Чуть забрезжил рассвет (даже раньше, чем проснулись воробьи в гнездах), как мой целомудренный сон был нарушен каким-то звуком, сильно испугавшим меня. Он напоминал низкое, глухое бормотание. Я слышал такой звук впервые. "Это землетрясение; должно быть, склон холма уже скользит вниз", - решил я, принимая оборонительные меры. Звук повторился снова и снова, и, пока я гадал, не предвестник ли он катастрофы, звук замер, словно оборвавшись на полуслове.
За завтраком мне объяснили:
Это большой колокол Киото по соседству с отелем, чуть выше на холме. Если хотите знать, то, с точки зрения англичанина, колокол этот отлит неудачно. Мощность его звука весьма незначительна. Да и звонить они не умеют.
- Я так и думал, - отозвался я бесстрастно и отправился вверх по склону холма, залитого солнечным светом, который наполнял радостью мои глаза, сердце и даже деревья.

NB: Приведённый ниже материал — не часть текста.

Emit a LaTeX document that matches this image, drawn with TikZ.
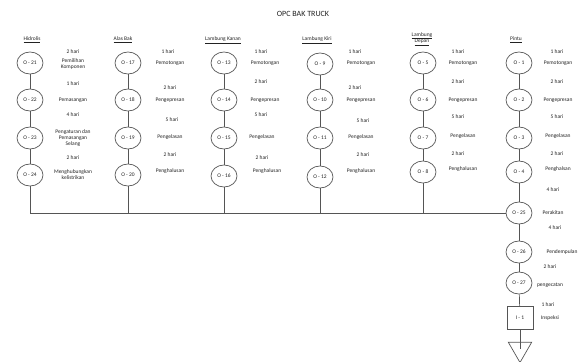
\documentclass[tikz,border=0pt]{standalone}
\usepackage{fontspec}
\setmainfont{Carlito}
\usetikzlibrary{shapes.geometric}
\definecolor{linec}{HTML}{555555}
\definecolor{txtc}{HTML}{222222}
\tikzset{
  op/.style={ellipse, draw=linec, line width=0.7pt, minimum width=26pt, minimum height=22pt, inner sep=0pt, font=\fontsize{5.5}{6}\selectfont, text=txtc},
  insp/.style={rectangle, draw=linec, line width=0.7pt, minimum width=26pt, minimum height=23pt, inner sep=0pt, font=\fontsize{5.5}{6}\selectfont, text=txtc},
  store/.style={regular polygon, regular polygon sides=3, shape border rotate=180, draw=linec, line width=0.7pt, minimum size=27pt, inner sep=0pt},
  lbl/.style={font=\fontsize{5.5}{6.2}\selectfont, text=txtc, align=center, inner sep=0pt},
  hdr/.style={font=\fontsize{5.5}{6.5}\selectfont, text=txtc, align=center, inner sep=0pt},
  conn/.style={draw=linec, line width=0.7pt},
}
\begin{document}
\begin{tikzpicture}[x=1pt,y=-1pt]
\useasboundingbox (0,0) rectangle (582,362);
\node[font=\fontsize{8}{9}\selectfont, text=txtc] (title) at (303,14) {OPC BAK TRUCK};

% headers
\node[hdr] (h1) at (32,40) {\underline{Hidrolis}};
\node[hdr] (h2) at (123,40) {\underline{Alas Bak}};
\node[hdr] (h3) at (223,40) {\underline{Lambung Kanan}};
\node[hdr] (h4) at (317,40) {\underline{Lambung Kiri}};
\node[hdr] (h5) at (422,39) {\underline{Lambung}\\\underline{Depan}};
\node[hdr] (h6) at (516,40) {\underline{Pintu}};

% Hidrolis
\node[op] (o21) at (30,63) {O - 21};
\node[op] (o22) at (30,100) {O - 22};
\node[op] (o23) at (30,138) {O - 23};
\node[op] (o24) at (30,175) {O - 24};
\node[lbl] (t21) at (73,52) {2 hari};
\node[lbl] (l21) at (73,64) {Pemilihan\\Komponen};
\node[lbl] (t22) at (73,84) {1 hari};
\node[lbl] (l22) at (73,100) {Pemasangan};
\node[lbl] (t23) at (73,115) {4 hari};
\node[lbl] (l23) at (73,138) {Pengaturan dan\\Pemasangan\\Selang};
\node[lbl] (t24) at (73,158) {2 hari};
\node[lbl] (l24) at (73,175) {Menghubungkan\\kelistrikan};

% Alas Bak
\node[op] (o17) at (128,63) {O - 17};
\node[op] (o18) at (128,100) {O - 18};
\node[op] (o19) at (128,138) {O - 19};
\node[op] (o20) at (128,175) {O - 20};
\node[lbl] (t17) at (168,52) {1 hari};
\node[lbl] (l17) at (170,63) {Pemotongan};
\node[lbl] (t18) at (170,88) {2 hari};
\node[lbl] (l18) at (170,100) {Pengepresan};
\node[lbl] (t19) at (172,120) {5 hari};
\node[lbl] (l19) at (170,137) {Pengelasan};
\node[lbl] (t20) at (170,155) {2 hari};
\node[lbl] (l20) at (170,171) {Penghalusan};

% Lambung Kanan
\node[op] (o13) at (224,63) {O - 13};
\node[op] (o14) at (224,100) {O - 14};
\node[op] (o15) at (224,138) {O - 15};
\node[op] (o16) at (224,176) {O - 16};
\node[lbl] (t13) at (261,52) {1 hari};
\node[lbl] (l13) at (265,63) {Pemotongan};
\node[lbl] (t14) at (261,82) {2 hari};
\node[lbl] (l14) at (265,100) {Pengepresan};
\node[lbl] (t15) at (261,115) {5 hari};
\node[lbl] (l15) at (262,137) {Pengelasan};
\node[lbl] (t16) at (262,158) {2 hari};
\node[lbl] (l16) at (267,171) {Penghalusan};

% Lambung Kiri
\node[op] (o9) at (320,64) {O - 9};
\node[op] (o10) at (320,100) {O - 10};
\node[op] (o11) at (320,138) {O - 11};
\node[op] (o12) at (320,177) {O - 12};
\node[lbl] (t9) at (355,52) {1 hari};
\node[lbl] (l9) at (361,63) {Pemotongan};
\node[lbl] (t10) at (355,88) {2 hari};
\node[lbl] (l10) at (361,100) {Pengepresan};
\node[lbl] (t11) at (363,121) {5 hari};
\node[lbl] (l11) at (361,137) {Pengelasan};
\node[lbl] (t12) at (363,155) {2 hari};
\node[lbl] (l12) at (361,171) {Penghalusan};

% Lambung Depan
\node[op] (o5) at (423,63) {O - 5};
\node[op] (o6) at (423,100) {O - 6};
\node[op] (o7) at (423,138) {O - 7};
\node[op] (o8) at (423,172) {O - 8};
\node[lbl] (t5) at (458,52) {1 hari};
\node[lbl] (l5) at (463,63) {Pemotongan};
\node[lbl] (t6) at (458,82) {2 hari};
\node[lbl] (l6) at (463,100) {Pengepresan};
\node[lbl] (t7) at (458,117) {5 hari};
\node[lbl] (l7) at (463,136) {Pengelasan};
\node[lbl] (t8) at (458,154) {2 hari};
\node[lbl] (l8) at (463,169) {Penghalusan};

% Pintu
\node[op] (o1) at (519,63) {O - 1};
\node[op] (o2) at (519,100) {O - 2};
\node[op] (o3) at (519,138) {O - 3};
\node[op] (o4) at (519,172) {O - 4};
\node[lbl] (t1) at (557,52) {1 hari};
\node[lbl] (l1) at (558,63) {Pemotongan};
\node[lbl] (t2) at (557,82) {2 hari};
\node[lbl] (l2) at (558,100) {Pengepresan};
\node[lbl] (t3) at (557,117) {5 hari};
\node[lbl] (l3) at (558,136) {Pengelasan};
\node[lbl] (t4) at (557,154) {2 hari};
\node[lbl] (l4) at (558,169) {Penghalsan};

% assembly chain
\node[op] (o25) at (519,213) {O - 25};
\node[op] (o26) at (519,252) {O - 26};
\node[op] (o27) at (519,283) {O - 27};
\node[insp] (i1) at (520,318) {I - 1};
\node[store] (end) at (520,349) {};
\node[lbl] (t25) at (553,190) {4 hari};
\node[lbl] (l25) at (553,213) {Perakitan};
\node[lbl] (t26) at (555,228) {4 hari};
\node[lbl] (l26) at (562,252) {Pendempulan};
\node[lbl] (t27) at (550,267) {2 hari};
\node[lbl] (l27) at (550,285) {pengecatan};
\node[lbl] (ti1) at (548,305) {1 hari};
\node[lbl] (li1) at (550,318) {Inspeksi};

% bus coordinates
\coordinate (b24) at (30,213);
\coordinate (b20) at (128,213);
\coordinate (b16) at (224,213);
\coordinate (b12) at (320,213);
\coordinate (b8) at (423,213);

% connectors
\draw[conn] (o21) -- (o22); \draw[conn] (o22) -- (o23); \draw[conn] (o23) -- (o24); \draw[conn] (o24) -- (b24);
\draw[conn] (o17) -- (o18); \draw[conn] (o18) -- (o19); \draw[conn] (o19) -- (o20); \draw[conn] (o20) -- (b20);
\draw[conn] (o13) -- (o14); \draw[conn] (o14) -- (o15); \draw[conn] (o15) -- (o16); \draw[conn] (o16) -- (b16);
\draw[conn] (o9) -- (o10); \draw[conn] (o10) -- (o11); \draw[conn] (o11) -- (o12); \draw[conn] (o12) -- (b12);
\draw[conn] (o5) -- (o6); \draw[conn] (o6) -- (o7); \draw[conn] (o7) -- (o8); \draw[conn] (o8) -- (b8);
\draw[conn] (o1) -- (o2); \draw[conn] (o2) -- (o3); \draw[conn] (o3) -- (o4); \draw[conn] (o4) -- (o25);
\draw[conn, line width=0.9pt] (b24) -- (o25);
\draw[conn] (o25) -- (o26); \draw[conn] (o26) -- (o27); \draw[conn] (o27) -- (i1); \draw[conn] (i1) -- (end.center);
\end{tikzpicture}
\end{document}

Вам знакомо ощущение неподдельной легкости, какое испытываешь первым ясным утром в горах, когда перед отпускником-разгильдяем разворачивается перспектива месячного безделья и аромат гималайских кедров смешивается с благоуханием "сигары созерцательности". Таково было мое настроение, когда я, ступая по высокой траве, усеянной фиалками, набрел на небольшое заброшенное кладбище (сломанные столбы и покрытые лишайником дощечки), а за кладбищем, в понижении на склоне холма, нашел и сам колокол, представлявший массу позеленевшей бронзы (футов двадцать высотой) и подвешенный под крышей фантастического сарая, сложенного из деревянных брусьев. Кстати сказать, брус в Японии - нечто внушительное. Что-либо менее фута толщиной считается палкой. Когда-то эти брусья составляли лучшую часть древесных стволов, а теперь были окованы железом и бронзой. Легкое прикосновение костяшками пальцев к краю колокола (до земли было не более пяти футов) заставило великана тяжело вздохнуть, а удар стеком разбудил сотню резких голосов, эхом отозвавшихся в темноте купола. Сбоку растянутый полдюжиной тонких тросов висел таран - двенадцатифутовое бревно, окованное железом. Торец бревна был нацелен в хризантему, выполненную горельефом на пузе колокола. Затем, по милости провидения, которое благоволит лентяям, начали отбивать шестьдесят ударов. Полдюжины мужчин с громкими криками стали раскачивать таран, пока он не разошелся по-настоящему, а затем, опустив веревки, позволили ему осыпать ударами хризантему. Гудение потревоженной бронзы поглощалось земляным полом сарая и склоном холма, поэтому мощность звучания не соответствовала размеру колокола, как это справедливо заметили люди в отеле. Звонарь-англичанин заставил бы его гудеть раза в три сильнее, но тогда пропала бы медлительная вибрация, которая сотрясала сосны и скалы на двадцать ярдов вокруг, пронизывала все тело, вызывая мурашки, и уходила под ногами в землю, словно раскат далекого взрыва. Я выдержал двадцать ударов и удалился, совершенно не обескураженный тем, что принял гудение колокола за землетрясение. С тех пор я часто слышал его отдаленный голос. Он произносит очень низкое "Бр-р-р" где-то в глубине горла, услыхав которое однажды никогда уже не забудешь. Вот что мне хотелось сказать о большом колоколе Киото.